Question: Why did the exit randomly appear when the rooms converged? I much preferred the original's exit being a puzzle the characters had to solve, rather than just holding out, but perhaps there's a more clever solution that went over my head.
Question: After the blonde lady jumps into the hole to escape the cube when it turns 6:06:59, this is where I start to get confused. Right after she jumps into the opening, the camera zooms out to show the whole maze itself, which was moving in a wave-like motion...why was it doing that? Was that how the cubes moved? All it showed was the whole maze moving, opening and closing on itself in a shape-shifting, wave-like motion. How did the rooms move like that? That seems a little impossible to construct. And plus the background was just black, like the maze was built in space or something. And lastly, how did she end up lying in water at the end?

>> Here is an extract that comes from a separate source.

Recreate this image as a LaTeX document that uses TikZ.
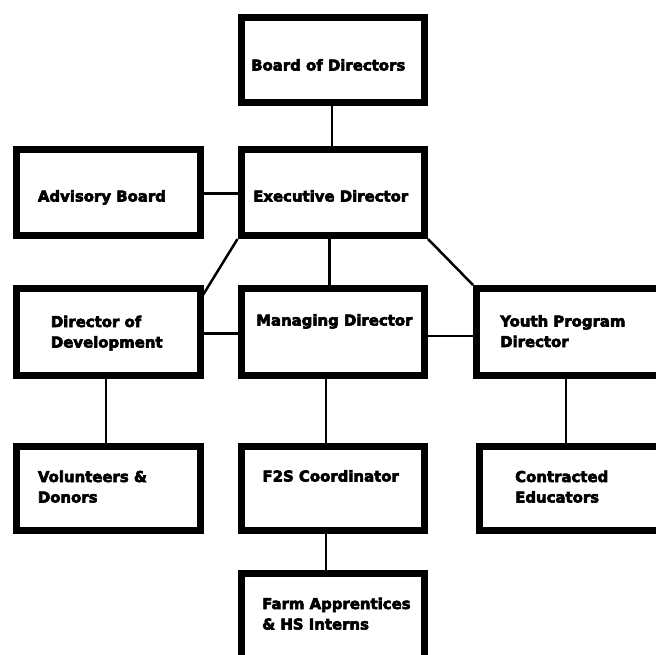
\documentclass[tikz,border=0pt]{standalone}
\usepackage{fontspec}
\newfontfamily\lblfont{DejaVu Sans}[BoldFeatures={FakeBold=4}]
\begin{document}
\begin{tikzpicture}[x=1pt,y=-1pt,
  box/.style={draw=black,line width=7pt,fill=white,rectangle,inner sep=0pt},
  lbl/.style={anchor=base west,inner sep=0pt,align=left,text=black,
    font=\lblfont\bfseries\fontsize{14.9}{20.5}\selectfont},
  conn/.style={draw=black,line width=2.5pt}]
\useasboundingbox (0,0) rectangle (656,654);
\clip (0,0) rectangle (656,654);
\fill[white] (0,0) rectangle (656,654);
% coordinates for connector positions
\coordinate (xa) at (331.8,0);
\coordinate (xb) at (329.3,0);
\coordinate (xc) at (326,0);
\coordinate (xd) at (106,0);
\coordinate (xe) at (566,0);
\coordinate (ya) at (0,193.3);
\coordinate (yb) at (0,333.3);
\coordinate (yc) at (0,336);
\coordinate (devhit) at (200.5,299);
% boxes
\node[box,minimum width=183.5pt,minimum height=84.5pt] (board) at (332.75,59.75) {};
\node[box,minimum width=183.5pt,minimum height=86pt] (exec) at (332.75,192.5) {};
\node[box,minimum width=184.5pt,minimum height=86pt] (adv) at (108.25,192.5) {};
\node[box,minimum width=184.5pt,minimum height=87pt] (dev) at (108.25,332) {};
\node[box,minimum width=183.5pt,minimum height=87pt] (mgr) at (332.75,332) {};
\node[box,minimum width=200pt,minimum height=87pt] (youth) at (576.5,332) {};
\node[box,minimum width=184.5pt,minimum height=83.5pt] (vol) at (108.25,488.25) {};
\node[box,minimum width=183.5pt,minimum height=83.5pt] (f2s) at (332.75,488.25) {};
\node[box,minimum width=197pt,minimum height=83.5pt] (contr) at (578,488.25) {};
\node[box,minimum width=183.5pt,minimum height=103.5pt] (farm) at (332.75,624.75) {};
% connectors
\draw[conn] (board.south -| xa) -- (exec.north -| xa);
\draw[conn] (adv.east |- ya) -- (exec.west |- ya);
\draw[conn] (exec.south west) -- (devhit);
\draw[conn] (exec.south -| xb) -- (mgr.north -| xb);
\draw[conn] (exec.south east) -- (youth.north west);
\draw[conn] (dev.east |- yb) -- (mgr.west |- yb);
\draw[conn] (mgr.east |- yc) -- (youth.west |- yc);
\draw[conn] (dev.south -| xd) -- (vol.north -| xd);
\draw[conn] (mgr.south -| xc) -- (f2s.north -| xc);
\draw[conn] (youth.south -| xe) -- (contr.north -| xe);
\draw[conn] (f2s.south -| xc) -- (farm.north -| xc);
% labels (base anchor = baseline of the last line)
\node[lbl] (boardT) at (251,70.5) {Board of Directors};
\node[lbl] (execT) at (253,201.5) {Executive Director};
\node[lbl] (advT) at (37.7,201.5) {Advisory Board};
\node[lbl] (devT) at (50.7,347.5) {Director of\\Development};
\node[lbl] (mgrT) at (256,325.5) {Managing Director};
\node[lbl] (youthT) at (500,347) {Youth Program\\Director};
\node[lbl] (volT) at (37.7,502.5) {Volunteers \&\\Donors};
\node[lbl] (f2sT) at (262.3,481.5) {F2S Coordinator};
\node[lbl] (contrT) at (515,502.5) {Contracted\\Educators};
\node[lbl] (farmT) at (262,629.5) {Farm Apprentices\\\& HS Interns};
\end{tikzpicture}
\end{document}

Answer: The place she is in is not our universe as we know it. As referenced in the movie, it may have been the 4th dimension, where everything exists at the same time. That wave-like movement of the maze might have been a representation of that. That's why when people opened the doors in the hypercube some things happened instantaneously. The hypercube didn't move, it was there already. Pretty difficult to explain without already being familiar with the concept of upper dimensions. That 'water' may have been the portal to that 4th dimension.
Answer: The nature of the original cube was a puzzle that needed solved to escape. This cube was more like a time trial you had to survive to the end of in order to escape. The appearance of the exit was not random however; the cube collapsed upon itself until it no longer existed in three-dimensional space, leaving the survivor standing in the area the cube had previously occupied.